どうも”懐中日時計”なるものがあったようなので、それなのでしょうか??
と思って、瑞鳳殿公式ホームページを見ていたら、先ほどの金製ブローチの写真が載っていました。
www.zuihoden.com
実際に展示されていたブローチは、この写真よりも綺麗に磨かれておりました。
ただ、日時計らしきものはこのページにはないような。
あと、最後の展示室7に展示されていた《金梨地葵紋桐紋糸巻太刀拵》も
同じく遺愛品の1つで瑞鳳殿より見つかったそうです。
昭和20年に戦災によって瑞鳳殿が焼失。
昭和49年、再建のために墓室の発掘調査が行われた際、政宗の遺骨とともに多くの埋納品が出土したと展示室の説明にありました。
小倉色紙
最後に。
展示室1には三井記念美術館所蔵の展示品が1つ。
それが《小倉色紙「うかりける・・・」》。
小倉百人一首の第74番とのこと。
これは藤原定家74歳の筆だそうで
74歳が書いた74番、と変なところに感心。
>震えのまじった枯れた書風
だそうです。
そうそう、政宗が生きていた当時は、茶室の床にかける茶掛として定家の小倉色紙が珍重されたとか。

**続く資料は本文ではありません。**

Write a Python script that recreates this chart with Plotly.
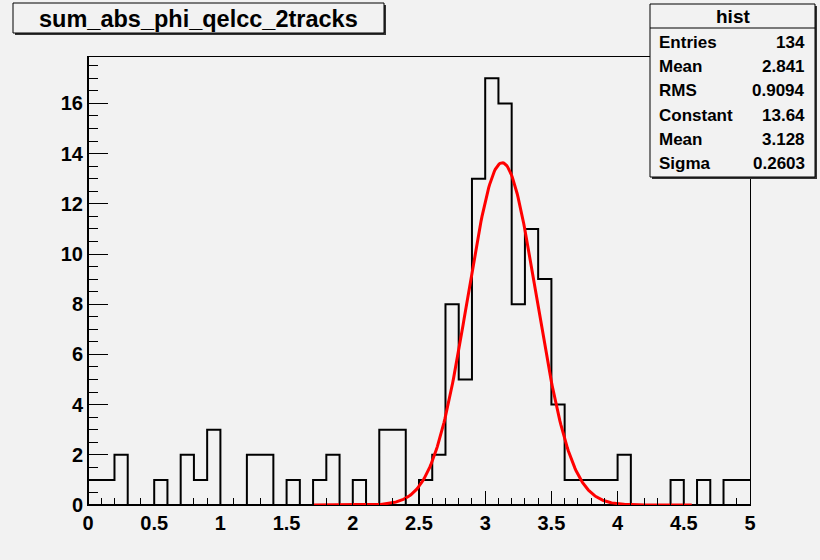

それで、なぜこの色紙が三井記念美術館所蔵かというと、そもそもは前田利家から伊達家へ伝わったもので、そこから柳生家、三井家へと伝わった名品だそうです。
伊達政宗は幼少の頃から茶の湯をたしなんでいたとか。
戦いつつ、教養も高めつつ。いやはや、戦国時代を生き抜くには大変そうだなぁなどと思うのでありました。
展示室1だけで長くなりましたので、一旦ここでしめさせていただきます。